_PROBLEM DETAILS:_
Carry none of the pictures over; set down the material below exactly.

_RECORDED INFORMATION:_
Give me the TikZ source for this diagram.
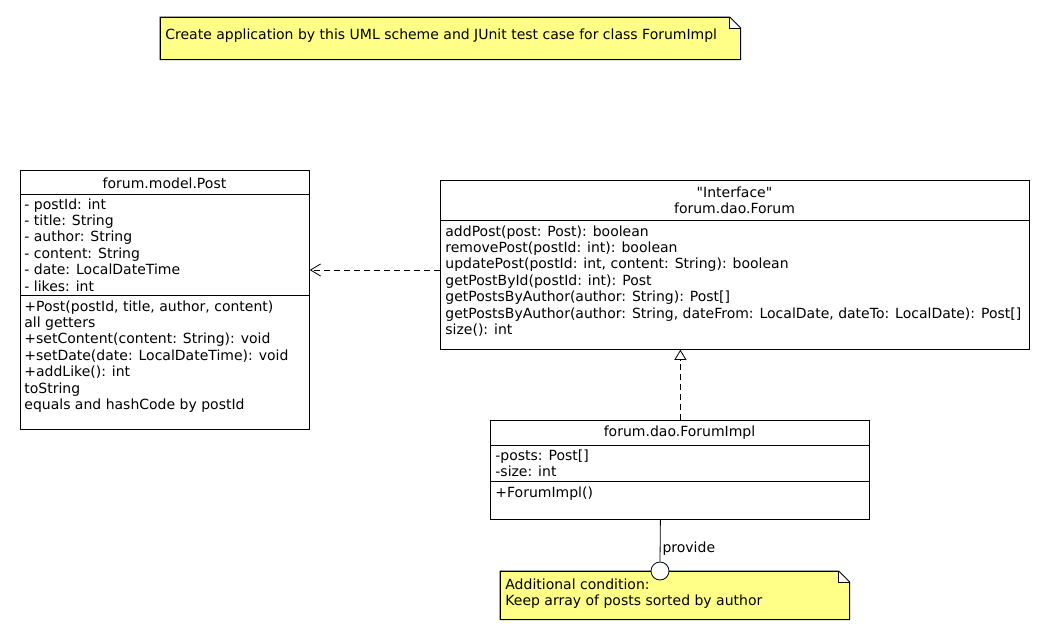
\documentclass[tikz,border=0pt]{standalone}
\usepackage{fontspec}
\setmainfont{DejaVu Sans}[Ligatures=TeXOff]
\usetikzlibrary{arrows.meta, calc, positioning}
\definecolor{noteyellow}{HTML}{FFFF88}
\newcommand{\umlfont}{\fontsize{14}{16.4}\selectfont}

\begin{document}
\begin{tikzpicture}[
    x=1pt, y=-1pt,
    line width=0.8pt,
    umlbox/.style={draw, fill=white, anchor=north west, inner sep=0pt},
    framebox/.style={anchor=north west, inner sep=0pt},
    txt/.style={anchor=north west, inner sep=0pt, align=left, font=\umlfont},
    head/.style={inner sep=0pt, align=center, font=\umlfont},
    notefill/.style={fill=noteyellow},
    dep/.style={dashed, dash pattern=on 6pt off 4pt, -{Straight Barb[length=10pt, width=12pt]}},
    real/.style={dashed, dash pattern=on 6pt off 4pt, -{Triangle[open, length=10pt, width=12pt]}},
    lolli/.style={circle, draw, fill=white, minimum size=18pt, inner sep=0pt}
  ]
    \fill[white] (0,0) rectangle (1050,640);
    \useasboundingbox (0,0) rectangle (1050,640);

    % top note
    \node[framebox, minimum width=580pt, minimum height=42pt] (task) at (160,17) {};
    \filldraw[notefill] (task.north west) -- ([xshift=-11pt]task.north east)
      -- ([xshift=-11pt, yshift=-11pt]task.north east) -- ([yshift=-11pt]task.north east)
      -- (task.south east) -- (task.south west) -- cycle;
    \draw (task.north west) -- ([xshift=-11pt]task.north east)
      -- ([yshift=-11pt]task.north east) -- (task.south east) -- (task.south west) -- cycle;
    \node[txt] (tasktxt) at (165,28)
      {Create application by this UML scheme and JUnit test case for class ForumImpl};

    % class Post
    \node[umlbox, minimum width=289pt, minimum height=259pt] (post) at (20,170) {};
    \node[head] (posthead) at (164.5,183) {forum.model.Post};
    \draw (20,194) -- (309,194);
    \node[txt] (postattr) at (24,198)
      {- postId: int\\- title: String\\- author: String\\- content: String\\
       - date: LocalDateTime\\- likes: int};
    \draw (20,295) -- (309,295);
    \node[txt] (postops) at (24,300)
      {+Post(postId, title, author, content)\\all getters\\
       +setContent(content: String): void\\+setDate(date: LocalDateTime): void\\
       +addLike(): int\\toString\\equals and hashCode by postId};

    % interface Forum
    \node[umlbox, minimum width=589pt, minimum height=169pt] (forum) at (440,180) {};
    \node[head] (forumhead) at (734.5,200.5) {"Interface"\\forum.dao.Forum};
    \draw (440,220) -- (1029,220);
    \node[txt] (forumops) at (445,225)
      {addPost(post: Post): boolean\\removePost(postId: int): boolean\\
       updatePost(postId: int, content: String): boolean\\getPostById(postId: int): Post\\
       getPostsByAuthor(author: String): Post[]\\
       getPostsByAuthor(author: String, dateFrom: LocalDate, dateTo: LocalDate): Post[]\\
       size(): int};

    % class ForumImpl
    \node[umlbox, minimum width=379pt, minimum height=99pt] (impl) at (490,420) {};
    \node[head] (implhead) at (679.5,433) {forum.dao.ForumImpl};
    \draw (490,445) -- (869,445);
    \node[txt] (implattr) at (495,449) {-posts: Post[]\\-size: int};
    \draw (490,481) -- (869,481);
    \node[txt] (implops) at (495,486) {+ForumImpl()};

    % bottom note
    \node[framebox, minimum width=349pt, minimum height=48pt] (cond) at (500,571) {};
    \filldraw[notefill] (cond.north west) -- ([xshift=-11pt]cond.north east)
      -- ([xshift=-11pt, yshift=-11pt]cond.north east) -- ([yshift=-11pt]cond.north east)
      -- (cond.south east) -- (cond.south west) -- cycle;
    \draw (cond.north west) -- ([xshift=-11pt]cond.north east)
      -- ([yshift=-11pt]cond.north east) -- (cond.south east) -- (cond.south west) -- cycle;
    \node[txt] (condtxt) at (505,578)
      {Additional condition:\\Keep array of posts sorted by author};

    % connectors
    \coordinate (depline) at (0,270);
    \draw[dep] (forum.west |- depline) -- (post.east |- depline);
    \draw[real] ([xshift=0.5pt]impl.north) -- ([xshift=0.5pt]impl.north |- forum.south);
    \node[lolli] (prov) at (660,571) {};
    \draw ([xshift=-19.5pt]impl.south) -- node[head, right=2pt, pos=0.7] {provide} (prov.north);
  \end{tikzpicture}
\end{document}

_TASK RESULT:_
Give me the TikZ source for this diagram.
\documentclass[tikz,border=0pt]{standalone}
\usepackage{fontspec}
\setmainfont{DejaVu Sans}[Ligatures=TeXOff]
\usetikzlibrary{arrows.meta, calc, positioning}
\definecolor{noteyellow}{HTML}{FFFF88}
\newcommand{\umlfont}{\fontsize{14}{16.4}\selectfont}

\begin{document}
\begin{tikzpicture}[
    x=1pt, y=-1pt,
    line width=0.8pt,
    umlbox/.style={draw, fill=white, anchor=north west, inner sep=0pt},
    framebox/.style={anchor=north west, inner sep=0pt},
    txt/.style={anchor=north west, inner sep=0pt, align=left, font=\umlfont},
    head/.style={inner sep=0pt, align=center, font=\umlfont},
    notefill/.style={fill=noteyellow},
    dep/.style={dashed, dash pattern=on 6pt off 4pt, -{Straight Barb[length=10pt, width=12pt]}},
    real/.style={dashed, dash pattern=on 6pt off 4pt, -{Triangle[open, length=10pt, width=12pt]}},
    lolli/.style={circle, draw, fill=white, minimum size=18pt, inner sep=0pt}
  ]
    \fill[white] (0,0) rectangle (1050,640);
    \useasboundingbox (0,0) rectangle (1050,640);

    % top note
    \node[framebox, minimum width=580pt, minimum height=42pt] (task) at (160,17) {};
    \filldraw[notefill] (task.north west) -- ([xshift=-11pt]task.north east)
      -- ([xshift=-11pt, yshift=-11pt]task.north east) -- ([yshift=-11pt]task.north east)
      -- (task.south east) -- (task.south west) -- cycle;
    \draw (task.north west) -- ([xshift=-11pt]task.north east)
      -- ([yshift=-11pt]task.north east) -- (task.south east) -- (task.south west) -- cycle;
    \node[txt] (tasktxt) at (165,28)
      {Create application by this UML scheme and JUnit test case for class ForumImpl};

    % class Post
    \node[umlbox, minimum width=289pt, minimum height=259pt] (post) at (20,170) {};
    \node[head] (posthead) at (164.5,183) {forum.model.Post};
    \draw (20,194) -- (309,194);
    \node[txt] (postattr) at (24,198)
      {- postId: int\\- title: String\\- author: String\\- content: String\\
       - date: LocalDateTime\\- likes: int};
    \draw (20,295) -- (309,295);
    \node[txt] (postops) at (24,300)
      {+Post(postId, title, author, content)\\all getters\\
       +setContent(content: String): void\\+setDate(date: LocalDateTime): void\\
       +addLike(): int\\toString\\equals and hashCode by postId};

    % interface Forum
    \node[umlbox, minimum width=589pt, minimum height=169pt] (forum) at (440,180) {};
    \node[head] (forumhead) at (734.5,200.5) {"Interface"\\forum.dao.Forum};
    \draw (440,220) -- (1029,220);
    \node[txt] (forumops) at (445,225)
      {addPost(post: Post): boolean\\removePost(postId: int): boolean\\
       updatePost(postId: int, content: String): boolean\\getPostById(postId: int): Post\\
       getPostsByAuthor(author: String): Post[]\\
       getPostsByAuthor(author: String, dateFrom: LocalDate, dateTo: LocalDate): Post[]\\
       size(): int};

    % class ForumImpl
    \node[umlbox, minimum width=379pt, minimum height=99pt] (impl) at (490,420) {};
    \node[head] (implhead) at (679.5,433) {forum.dao.ForumImpl};
    \draw (490,445) -- (869,445);
    \node[txt] (implattr) at (495,449) {-posts: Post[]\\-size: int};
    \draw (490,481) -- (869,481);
    \node[txt] (implops) at (495,486) {+ForumImpl()};

    % bottom note
    \node[framebox, minimum width=349pt, minimum height=48pt] (cond) at (500,571) {};
    \filldraw[notefill] (cond.north west) -- ([xshift=-11pt]cond.north east)
      -- ([xshift=-11pt, yshift=-11pt]cond.north east) -- ([yshift=-11pt]cond.north east)
      -- (cond.south east) -- (cond.south west) -- cycle;
    \draw (cond.north west) -- ([xshift=-11pt]cond.north east)
      -- ([yshift=-11pt]cond.north east) -- (cond.south east) -- (cond.south west) -- cycle;
    \node[txt] (condtxt) at (505,578)
      {Additional condition:\\Keep array of posts sorted by author};

    % connectors
    \coordinate (depline) at (0,270);
    \draw[dep] (forum.west |- depline) -- (post.east |- depline);
    \draw[real] ([xshift=0.5pt]impl.north) -- ([xshift=0.5pt]impl.north |- forum.south);
    \node[lolli] (prov) at (660,571) {};
    \draw ([xshift=-19.5pt]impl.south) -- node[head, right=2pt, pos=0.7] {provide} (prov.north);
  \end{tikzpicture}
\end{document}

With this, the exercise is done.